LET: The moth comparison makes sense. Your colours and brushwork remind me of when you crush a moth underhand. When I was younger I would try and catch them, but they are so fragile; if you hold them in your hand, the dust that comes off is this dark, muddy colour. If you smudged that on paper, you’d achieve the colour of your painted works.
SK: The softness is an echo of my brushwork. I know when I paint well, it’s very soft and suffocating, almost. I like the description because, you know, the moth goes to the light. Insects just follow their id — so that kind of experimenting with the id is what I’m trying to do.
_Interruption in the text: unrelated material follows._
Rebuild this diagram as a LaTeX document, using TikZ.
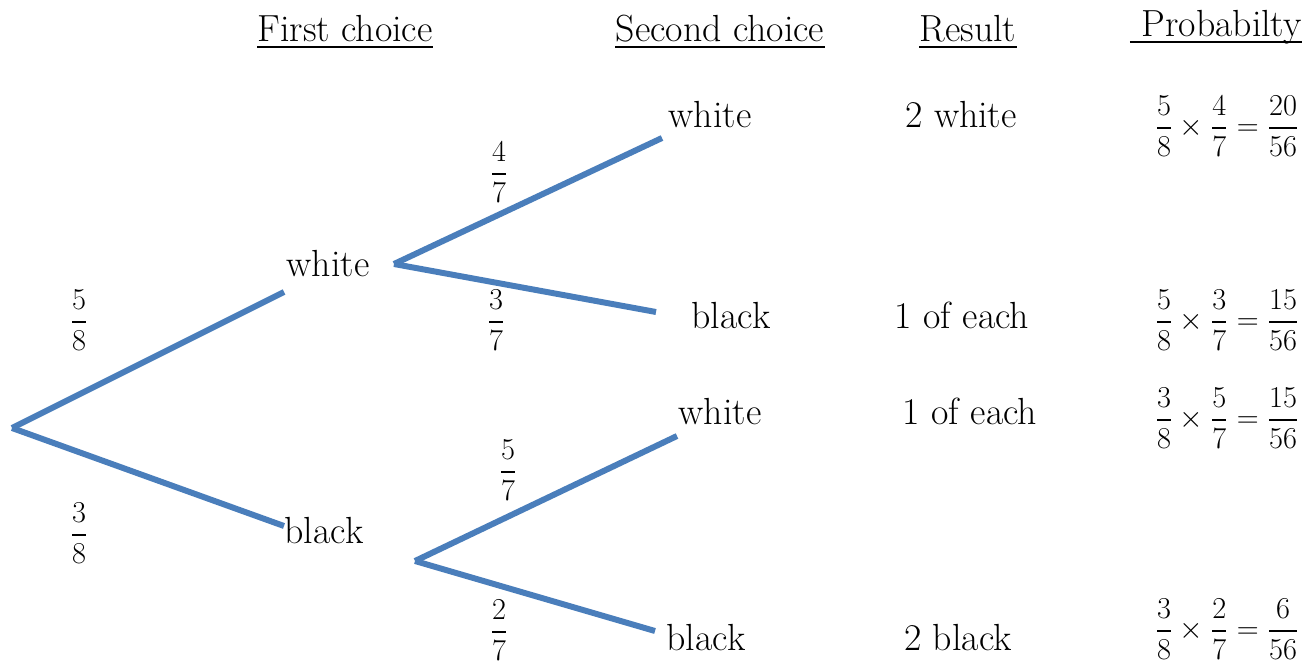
\documentclass[tikz,border=0pt]{standalone}
\usepackage{amsmath}
\definecolor{branchblue}{HTML}{4A7EBB}
\newcommand{\fr}[2]{$\dfrac{#1}{#2}$}
\newcommand{\calc}[6]{$\dfrac{#1}{#2}\times\dfrac{#3}{#4}=\dfrac{#5}{#6}$}

\begin{document}
\begin{tikzpicture}[x=0.02cm,y=-0.02cm,
  every node/.style={font=\fontsize{21.5}{25}\selectfont,inner sep=0pt},
  word/.style={anchor=base},
  head/.style={anchor=base},
  prob/.style={font=\fontsize{17}{20}\selectfont},
  total/.style={font=\fontsize{17}{20}\selectfont},
  branch/.style={line width=3.4pt,branchblue}]
  \useasboundingbox (0,0) rectangle (1311,668);
  \node[head] (H1) at (345,42) {First choice};
  \node[head] (H2) at (720,42) {Second choice};
  \node[head] (H3) at (968,42) {Result};
  \node[head] (H4) at (1216,37) {\ Probabilty};
  \draw[line width=1.4pt] ([yshift=-3pt]H1.base west) -- ([yshift=-3pt]H1.base east);
  \draw[line width=1.4pt] ([yshift=-3pt]H2.base west) -- ([yshift=-3pt]H2.base east);
  \draw[line width=1.4pt] ([yshift=-3pt]H3.base west) -- ([yshift=-3pt]H3.base east);
  \draw[line width=1.4pt] ([yshift=-3pt]H4.base west) -- ([yshift=-3pt]H4.base east);

  \coordinate (R) at (12,428);
  \coordinate (W) at (394,264);
  \coordinate (B) at (415,561);
  \draw[branch] (R) -- (284,292);
  \draw[branch] (R) -- (284,526);
  \draw[branch] (W) -- (662,138);
  \draw[branch] (W) -- (656,312);
  \draw[branch] (B) -- (677,436);
  \draw[branch] (B) -- (655,631);

  \node[word] (w) at (328,277) {white};
  \node[word] (b) at (324,543) {black};
  \node[word] (ww) at (710,128) {white};
  \node[word] (wb) at (731,329) {black};
  \node[word] (bw) at (720,425) {white};
  \node[word] (bb) at (706,650) {black};

  \node[prob] (pw) at (79,320) {\fr{5}{8}};
  \node[prob] (pb) at (79,533) {\fr{3}{8}};
  \node[prob] (pww) at (499,172) {\fr{4}{7}};
  \node[prob] (pwb) at (496,320) {\fr{3}{7}};
  \node[prob] (pbw) at (508,470) {\fr{5}{7}};
  \node[prob] (pbb) at (499,630) {\fr{2}{7}};

  \node[word] (rww) at (961,128) {2 white};
  \node[word] (rwb) at (962,329) {1 of each};
  \node[word] (rbw) at (970,425) {1 of each};
  \node[word] (rbb) at (958,650) {2 black};

  \node[total] (tww) at (1227,126) {\calc{5}{8}{4}{7}{20}{56}};
  \node[total] (twb) at (1227,320) {\calc{5}{8}{3}{7}{15}{56}};
  \node[total] (tbw) at (1227,418) {\calc{3}{8}{5}{7}{15}{56}};
  \node[total] (tbb) at (1227,629) {\calc{3}{8}{2}{7}{6}{56}};
\end{tikzpicture}
\end{document}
LET: ret rie vers was all-encompassing as an exhibition. To be in it felt like being swallowed, immersed in someone else’s person — your personhood.
SK: I wouldn’t call myself an installation artist. I make these rooms out of my love for the work. Everyone does installs now, even museum directors. You don’t have to study to be an artist, in my view, but when you’re busy cutting through the fabric of society, and then you come up with an installation, it’s scary. It’s similar to the feeling you have when looking at AI creating images, right?
LET: What do you mean by an install? As in, the antithesis of the white cube? Do you think that’s what will come to dominate curatorial practice next?
SK: It’s what the art world is fighting right now, what comes after the white cube space? Oftentimes, it is these vintage, lived-through urban spaces. I like it until it becomes a formula. I am trying to become less and less elaborate in my installations, so it’s almost found, but not like found on Etsy. For example, Tolia Astakhishvili is fighting similar demons; she’s a genius who creates spaces with her friends, like The First Finger (Chapter II) in Berlin. Actually, every artist I know who matters is fighting similar demons at the moment.
The white cube solved some things, but whatever comes out of this new wave will shape curation for the next forty years, if not longer. Artists are an endangered species. Somehow, they create the capitalistic thing, but they are also the first victim.